For a participant who actually pays costs, the directional anomaly zoo is mostly a selection-and-publication artifact. ~Half the premium decays post-publication, the median anomaly is sub-floor in the last decade, the t>2 bar fails multiple testing, and turnover costs erase most of the rest. The lone robust survivor is low-turnover quality.

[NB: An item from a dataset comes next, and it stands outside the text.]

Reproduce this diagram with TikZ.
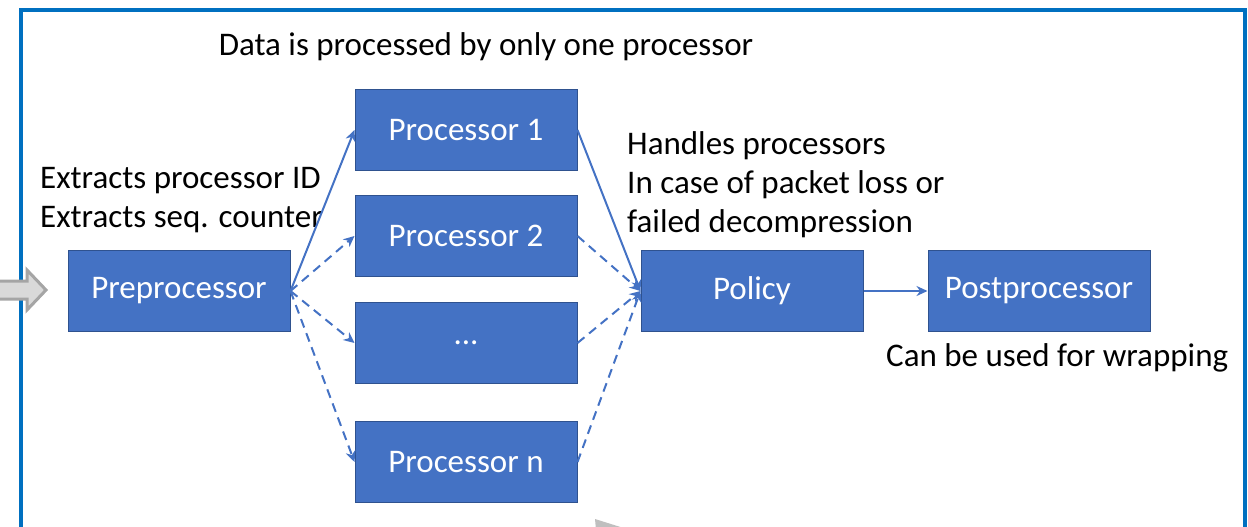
\documentclass[tikz,border=0pt]{standalone}
\usepackage{fontspec}
\setmainfont{Carlito}
\usetikzlibrary{arrows.meta}
\definecolor{boxfill}{HTML}{4472C4}
\definecolor{boxline}{HTML}{2F528F}
\definecolor{frameblue}{HTML}{0070C0}
\definecolor{grayfill}{HTML}{D9D9D9}
\definecolor{grayline}{HTML}{A5A5A5}
\tikzset{
  blockbox/.style={draw=boxline, line width=1pt, fill=boxfill, text=white,
    minimum width=222pt, minimum height=81pt, inner sep=0pt,
    font=\fontsize{33}{38}\selectfont},
  note/.style={anchor=west, inner sep=0pt, align=left,
    font=\fontsize{33}{39}\selectfont},
  link/.style={draw=boxfill, line width=2pt, -{Stealth[length=11pt,width=10pt]}},
  maybe/.style={link, dash pattern=on 9pt off 6pt}
}
\begin{document}
\begin{tikzpicture}[x=1pt,y=-1pt]
\useasboundingbox (0,0) rectangle (1248,527);
\begin{scope}
  \clip (0,0) rectangle (1248,527);
  % outer frame
  \draw[frameblue, line width=4pt] (21,10) rectangle (1245,560);
  % gray intake arrow
  \draw[grayline, fill=grayfill, line width=3pt, line join=miter]
    (-5,281) -- (27,281) -- (27,270) -- (46,290) -- (27,310) -- (27,299) -- (-5,299) -- cycle;
  % gray wedge at the bottom edge
  \fill[gray!50] (595,519) -- (630,530) -- (596,530) -- cycle;
\end{scope}

% blocks
\node[blockbox] (pre)  at (179,291) {Preprocessor};
\node[blockbox] (p1)   at (466,130) {Processor 1};
\node[blockbox] (p2)   at (466,236) {Processor 2};
\node[blockbox] (pdot) at (466,343) {...};
\node[blockbox] (pn)   at (466,462) {Processor n};
\node[blockbox] (pol)  at (752,291) {Policy};
\node[blockbox] (post) at (1039,291) {Postprocessor};

% labels
\node[font=\fontsize{33}{38}\selectfont, inner sep=0pt] (title) at (486,47) {Data is processed by only one processor};
\node[note] (extr) at (40,200) {Extracts processor ID\\Extracts seq. counter};
\node[note] (hand) at (627,185) {Handles processors\\In case of packet loss or\\failed decompression};
\node[note] (wrap) at (886,358) {Can be used for wrapping};

% fan-out
\draw[link]  (pre.east) -- (p1.west);
\draw[maybe] (pre.east) -- (p2.west);
\draw[maybe] (pre.east) -- (pdot.west);
\draw[maybe] (pre.east) -- (pn.west);
% fan-in
\draw[link]  (p1.east) -- (pol.west);
\draw[maybe] (p2.east) -- (pol.west);
\draw[maybe] (pdot.east) -- (pol.west);
\draw[maybe] (pn.east) -- (pol.west);
% output
\draw[link]  (pol.east) -- (post.west);
\end{tikzpicture}
\end{document}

This completes the directional half of the program, and it rhymes with the rest. The one equity factor that pays on our data — short-term reversal — is not a directional forecast but a liquidity-provision premium (Paper 5). The one crypto factor that pays — short-horizon trend — echoes Paper 2's funding cross-section. And quality, the lone zoo survivor, wins precisely because it is cheap to hold. Across four papers the throughline is unmistakable: in markets this efficient, out-of-sample discipline and honest cost modeling are the alpha — they are what separate the handful of real edges from the hundreds of fake ones.
Cost model. OSAP returns are gross EW-decile long-shorts; we impose a flat per-month turnover cost rather than each predictor's measured turnover, so the net figures are illustrative (though conservative — these are the most expensive portfolios to trade, and the dedicated net-of-cost OSAP/Chen–Velikov variants reach similar conclusions). Our-data equity ends 2020. The FnSpID price panel stops in 2020, so Part B's equity window is 2016–2020; the recent decade is covered authoritatively by the French factors (through 2025). No fundamentals locally. Value/quality/size are audited via published returns, not rebuilt on our names. Scope. We test the published zoo and standard constructions; a machine-learned combination of weak signals (net of costs and honestly cross-validated) is the one direction with a non-trivial prior, but prior in-house work and the literature both suggest the costs and decay documented here dominate. Quality/profitability — the survivor — deserves a dedicated, cost-and-capacity-aware follow-up.